**Records with drawing code:**
::::

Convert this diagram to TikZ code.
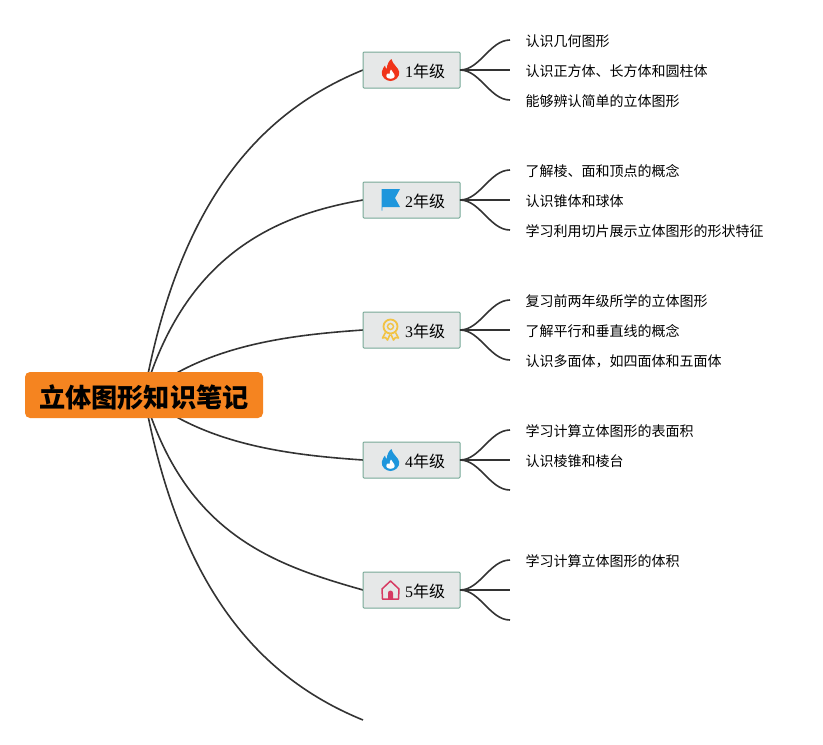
\documentclass[tikz,border=0pt]{standalone}
\usepackage{fontspec}
\setmainfont{Liberation Serif}
\newfontfamily\cjk{Noto Sans CJK SC}
\usetikzlibrary{positioning,backgrounds}
\definecolor{rootfill}{HTML}{F58420}
\definecolor{gradefill}{HTML}{E6E8E8}
\definecolor{gradeline}{HTML}{76A896}
\definecolor{linkcol}{HTML}{333333}
\definecolor{iconred}{HTML}{F0341A}
\definecolor{iconblue}{HTML}{1E96DC}
\definecolor{iconyellow}{HTML}{F2C343}
\definecolor{iconpink}{HTML}{D63A62}
\tikzset{
root/.style = {fill=rootfill, rounded corners=5pt, minimum width=238pt, minimum height=46pt, inner sep=0pt, text height=25.5pt, text depth=0pt, font=\cjk\fontsize{26.2}{30}\selectfont\bfseries},
grade/.style = {draw=gradeline, fill=gradefill, line width=1pt, outer sep=0pt, rounded corners=1pt, minimum width=97pt, minimum height=36pt, inner sep=0pt, text width=67pt, text height=16pt, text depth=2pt, align=right, font=\fontsize{16}{20}\selectfont},
leaf/.style = {inner xsep=15.5pt, inner ysep=0pt, outer sep=0pt, text height=13.5pt, text depth=1pt, font=\cjk\fontsize{14}{18}\selectfont},
link/.style = {draw=linkcol, line width=1.6pt},
twig/.style = {draw=linkcol, line width=1.6pt},
flameicon/.pic = {
  \fill[#1, xscale=0.92] (1,11) .. controls (2,6) and (9,2) .. (9.5,-2) .. controls (10,-7) and (5,-11) .. (0,-11)
    .. controls (-5,-11) and (-10,-7) .. (-9.5,-2) .. controls (-9,1) and (-7,3) .. (-6,4.5)
    .. controls (-5.5,2.5) and (-5,1.5) .. (-4,1) .. controls (-4,5) and (-2,9) .. (1,11) -- cycle;
  \fill[white] (0.5,0.5) .. controls (1,-1.5) and (4.5,-3.5) .. (4.2,-6.5) .. controls (3.8,-9.5) and (-3.8,-9.5) .. (-4.2,-6.5)
    .. controls (-4.4,-5) and (-3.5,-4) .. (-3,-3.5) .. controls (-2,-4) and (-1,-4) .. (-0.5,-3.5)
    .. controls (-1,-2.5) and (-0.5,-0.5) .. (0.5,0.5) -- cycle;
},
flagicon/.pic = {
  \fill[#1] (-9,11) -- (9.5,11) -- (4.5,2) -- (9.5,-7) -- (-8.2,-7) -- (-8.2,-10.5) -- (-9,-10.5) -- cycle;
},
medalicon/.pic = {
  \draw[#1, line width=1.8pt] (0,3.5) circle (7);
  \draw[#1, line width=1.4pt] (0,3.5) circle (3);
  \draw[#1, line width=1.6pt, line join=round] (-5,-2.5) -- (-8,-8) -- (-5,-7.5) -- (-3,-10) -- (-0.5,-4.5) (0.5,-4.5) -- (3,-10) -- (5,-7.5) -- (8,-8) -- (5,-2.5);
},
houseicon/.pic = {
  \draw[#1, line width=1.5pt, line join=round] (-8,-9) -- (8,-9) -- (8.5,1) -- (0,9) -- (-8.5,1) -- cycle;
  \fill[#1] (-2.5,-9) -- (-2.5,-3) arc (180:0:2.5) -- (2.5,-9) -- cycle;
},
}
\begin{document}
\begin{tikzpicture}[x=1pt, y=1pt, node distance=130pt]
    \useasboundingbox (0,0) rectangle (823,-745);
    \node [root] (root) at (144,-395) {立体图形知识笔记};
    \node [grade] (g1) at (411.5,-70) {1{\cjk 年级}};
    \node [grade, below of=g1] (g2) {2{\cjk 年级}};
    \node [grade, below of=g2] (g3) {3{\cjk 年级}};
    \node [grade, below of=g3] (g4) {4{\cjk 年级}};
    \node [grade, below of=g4] (g5) {5{\cjk 年级}};
    \coordinate (end6) at (363,-720);
    \pic at ([xshift=-21pt]g1.center) {flameicon=iconred};
    \pic at ([xshift=-21pt]g2.center) {flagicon=iconblue};
    \pic at ([xshift=-21pt]g3.center) {medalicon=iconyellow};
    \pic at ([xshift=-21pt]g4.center) {flameicon=iconblue};
    \pic at ([xshift=-21pt]g5.center) {houseicon=iconpink};
    % leaves
    \node [leaf, right=50pt of g1, yshift=30pt] (a1) {认识几何图形};
    \node [leaf, right=50pt of g1] (a2) {认识正方体、长方体和圆柱体};
    \node [leaf, right=50pt of g1, yshift=-30pt] (a3) {能够辨认简单的立体图形};
    \node [leaf, right=50pt of g2, yshift=30pt] (b1) {了解棱、面和顶点的概念};
    \node [leaf, right=50pt of g2] (b2) {认识锥体和球体};
    \node [leaf, right=50pt of g2, yshift=-30pt] (b3) {学习利用切片展示立体图形的形状特征};
    \node [leaf, right=50pt of g3, yshift=30pt] (c1) {复习前两年级所学的立体图形};
    \node [leaf, right=50pt of g3] (c2) {了解平行和垂直线的概念};
    \node [leaf, right=50pt of g3, yshift=-30pt] (c3) {认识多面体，如四面体和五面体};
    \node [leaf, right=50pt of g4, yshift=30pt] (d1) {学习计算立体图形的表面积};
    \node [leaf, right=50pt of g4] (d2) {认识棱锥和棱台};
    \coordinate [right=50pt of g4, yshift=-30pt] (d3);
    \node [leaf, right=50pt of g5, yshift=30pt] (e1) {学习计算立体图形的体积};
    \coordinate [right=50pt of g5] (e2);
    \coordinate [right=50pt of g5, yshift=-30pt] (e3);
    % main branches
    \begin{scope}[on background layer]
    \draw [link] (root.center) .. controls (180,-195) and (265,-110) .. (g1.west);
    \draw [link] (root.center) .. controls (185,-255) and (275,-215) .. (g2.west);
    \draw [link] (root.center) .. controls (205,-345) and (290,-335) .. (g3.west);
    \draw [link] (root.center) .. controls (205,-445) and (290,-455) .. (g4.west);
    \draw [link] (root.center) .. controls (185,-535) and (275,-565) .. (g5.west);
    \draw [link] (root.center) .. controls (180,-595) and (265,-680) .. (end6);
    \end{scope}
    % twigs
    \draw [twig] (g1.east) .. controls +(20,0) and +(-20,0) .. (a1.west);
    \draw [twig] (g1.east) -- (a2.west);
    \draw [twig] (g1.east) .. controls +(20,0) and +(-20,0) .. (a3.west);
    \draw [twig] (g2.east) .. controls +(20,0) and +(-20,0) .. (b1.west);
    \draw [twig] (g2.east) -- (b2.west);
    \draw [twig] (g2.east) .. controls +(20,0) and +(-20,0) .. (b3.west);
    \draw [twig] (g3.east) .. controls +(20,0) and +(-20,0) .. (c1.west);
    \draw [twig] (g3.east) -- (c2.west);
    \draw [twig] (g3.east) .. controls +(20,0) and +(-20,0) .. (c3.west);
    \draw [twig] (g4.east) .. controls +(20,0) and +(-20,0) .. (d1.west);
    \draw [twig] (g4.east) -- (d2.west);
    \draw [twig] (g4.east) .. controls +(20,0) and +(-20,0) .. (d3);
    \draw [twig] (g5.east) .. controls +(20,0) and +(-20,0) .. (e1.west);
    \draw [twig] (g5.east) -- (e2);
    \draw [twig] (g5.east) .. controls +(20,0) and +(-20,0) .. (e3);
\end{tikzpicture}
\end{document}
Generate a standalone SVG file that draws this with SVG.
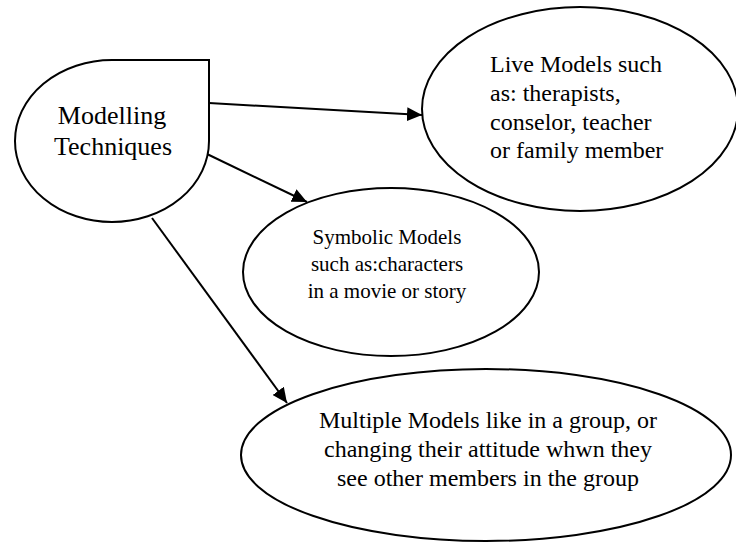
<svg xmlns="http://www.w3.org/2000/svg" width="736" height="542" viewBox="0 0 736 542">
<style>
.shape{fill:#fff;stroke:#000;stroke-width:2}
.conn{stroke:#000;stroke-width:2;fill:none}
text{font-family:"Liberation Serif","Times New Roman",serif;fill:#000}
.mid{text-anchor:middle}
</style>
<defs>
<marker id="arr" markerUnits="userSpaceOnUse" markerWidth="15" markerHeight="14" refX="15" refY="7" orient="auto">
<path d="M0,0 L15,7 L0,14 Z" fill="#000"/>
</marker>
</defs>
<rect width="736" height="542" fill="#fff"/>
<g id="connectors">
<line class="conn" x1="209" y1="103" x2="422" y2="115" marker-end="url(#arr)"/>
<line class="conn" x1="207" y1="154" x2="307" y2="202" marker-end="url(#arr)"/>
<line class="conn" x1="152" y1="218" x2="287" y2="403" marker-end="url(#arr)"/>
</g>
<g id="modelling">
<path class="shape" d="M112,60 L209,60 L209,141 A97,81 0 1,1 112,60 Z"/>
<text class="mid" x="112" y="124" font-size="26">Modelling</text>
<text class="mid" x="113" y="155" font-size="26">Techniques</text>
</g>
<g id="live">
<ellipse class="shape" cx="580" cy="109" rx="158" ry="102"/>
<text x="490" y="72" font-size="24">Live Models such</text>
<text x="490" y="101" font-size="24">as: therapists,</text>
<text x="490" y="130" font-size="24">conselor, teacher</text>
<text x="490" y="158" font-size="24">or family member</text>
</g>
<g id="symbolic">
<ellipse class="shape" cx="391" cy="272" rx="148" ry="84"/>
<text class="mid" x="387" y="244" font-size="21">Symbolic Models</text>
<text class="mid" x="387" y="271" font-size="21">such as:characters </text>
<text class="mid" x="387" y="298" font-size="21">in a movie or story</text>
</g>
<g id="multiple">
<ellipse class="shape" cx="486" cy="455" rx="245" ry="86"/>
<text class="mid" x="488" y="428" font-size="24">Multiple Models like in a group, or</text>
<text class="mid" x="488" y="457" font-size="24">changing their attitude whwn they</text>
<text class="mid" x="488" y="486" font-size="24">see other members in the group</text>
</g>
</svg>
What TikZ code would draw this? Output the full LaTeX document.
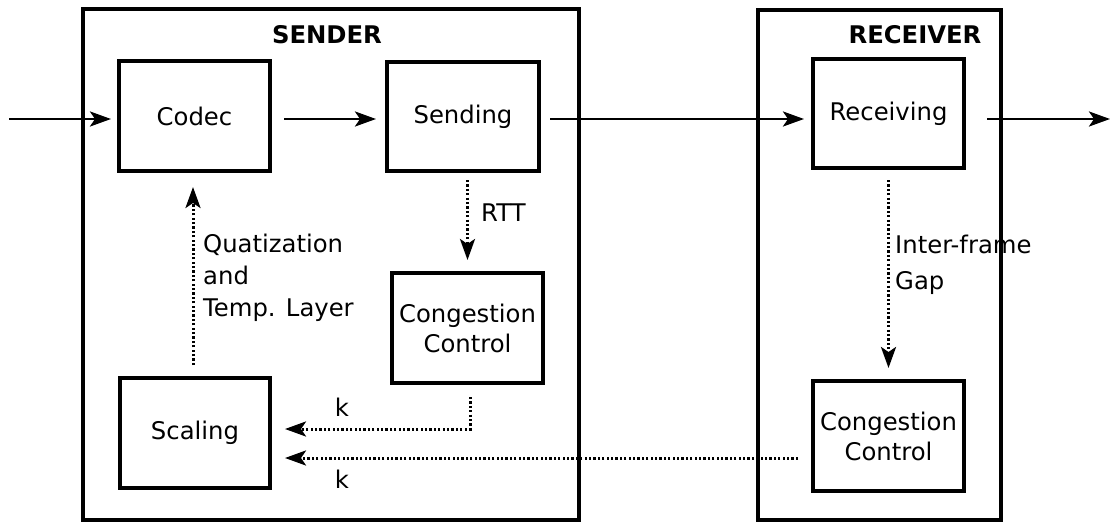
\documentclass[tikz,border=0pt]{standalone}
\usepackage{fontspec}
\setmainfont{DejaVu Sans}
\usetikzlibrary{arrows.meta}
\begin{document}
\begin{tikzpicture}[x=1pt,y=-1pt,
  font=\fontsize{24.3}{30}\selectfont,
  heading/.style={font=\fontsize{24.3}{30}\selectfont\bfseries},
  frame/.style={draw,line width=3.6pt,inner sep=0pt},
  block/.style={draw,line width=4pt,inner sep=0pt,align=center},
  note/.style={inner sep=0pt,align=left},
  arr/.style={line width=2.8pt,-{Stealth[length=21pt,width=15pt,inset=5pt]}},
  dotarr/.style={arr,line width=3pt,dash pattern=on 2.2pt off 2.2pt}]
\useasboundingbox (0,0) rectangle (1120,522);

% outer frames
\node[frame,minimum width=496pt,minimum height=511pt] (sender) at (331,264.5) {};
\node[frame,minimum width=243pt,minimum height=510pt] (receiver) at (879.5,265) {};
\node[heading] (sendertitle) at (327,35) {SENDER};
\node[heading] (receivertitle) at (915,35) {RECEIVER};

% processing blocks
\node[block,minimum width=151pt,minimum height=110pt] (codec) at (194.5,116) {Codec};
\node[block,minimum width=152pt,minimum height=109pt] (sending) at (463,116.5) {Sending};
\node[block,minimum width=151pt,minimum height=109pt] (receiving) at (888.5,113.5) {Receiving};
\node[block,minimum width=151pt,minimum height=110pt] (cc1) at (467.5,328) {Congestion\\Control};
\node[block,minimum width=150pt,minimum height=110pt] (scaling) at (195,433) {Scaling};
\node[block,minimum width=151pt,minimum height=110pt] (cc2) at (888.5,436) {Congestion\\Control};

% free ends of the data path
\coordinate (in) at (9,119);
\coordinate (out) at (1110,119);

% data path
\draw[arr,shorten >=6pt] (in) -- (in -| codec.west);
\draw[arr,shorten <=12pt,shorten >=9pt] (in -| codec.east) -- (in -| sending.west);
\draw[arr,shorten <=9pt,shorten >=7pt] (in -| sending.east) -- (in -| receiving.west);
\draw[arr,shorten <=21pt] (in -| receiving.east) -- (out);

% feedback paths
\draw[dotarr,shorten <=7pt,shorten >=11pt] (sending.south -| cc1.north) -- (cc1.north);
\node[note,anchor=west] (rtt) at (481,213) {RTT};

\draw[dotarr,shorten <=10pt,shorten >=11pt] (receiving.south) -- (cc2.north);
\node[note,anchor=west,font=\fontsize{24.3}{36}\selectfont] (gap) at (895,265) {Inter-frame\\Gap};

\draw[dotarr,shorten <=11pt,shorten >=14pt] (scaling.north -| 193,0) -- (codec.south -| 193,0);
\node[note,anchor=west,font=\fontsize{24.3}{32}\selectfont] (quant) at (203,278) {Quatization\\and\\Temp. Layer};

\draw[dotarr,shorten <=12pt,shorten >=13pt] (cc1.south -| 470,0) |- ([yshift=4pt]scaling.east);
\node[note] (k1) at (342,407) {k};

\draw[dotarr,shorten <=13pt,shorten >=13pt] ([yshift=-25pt]scaling.east -| cc2.west) -- ([yshift=-25pt]scaling.east);
\node[note] (k2) at (342,479) {k};
\end{tikzpicture}
\end{document}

::::

**Exercise directions:**
Repeat exactly, and only, the lines from the one containing "What TikZ code" through the one containing "(receivertitle) at (915,35)", both included, without the pictures.

**Problem solution:**
What TikZ code would draw this? Output the full LaTeX document.
\documentclass[tikz,border=0pt]{standalone}
\usepackage{fontspec}
\setmainfont{DejaVu Sans}
\usetikzlibrary{arrows.meta}
\begin{document}
\begin{tikzpicture}[x=1pt,y=-1pt,
  font=\fontsize{24.3}{30}\selectfont,
  heading/.style={font=\fontsize{24.3}{30}\selectfont\bfseries},
  frame/.style={draw,line width=3.6pt,inner sep=0pt},
  block/.style={draw,line width=4pt,inner sep=0pt,align=center},
  note/.style={inner sep=0pt,align=left},
  arr/.style={line width=2.8pt,-{Stealth[length=21pt,width=15pt,inset=5pt]}},
  dotarr/.style={arr,line width=3pt,dash pattern=on 2.2pt off 2.2pt}]
\useasboundingbox (0,0) rectangle (1120,522);

% outer frames
\node[frame,minimum width=496pt,minimum height=511pt] (sender) at (331,264.5) {};
\node[frame,minimum width=243pt,minimum height=510pt] (receiver) at (879.5,265) {};
\node[heading] (sendertitle) at (327,35) {SENDER};
\node[heading] (receivertitle) at (915,35) {RECEIVER};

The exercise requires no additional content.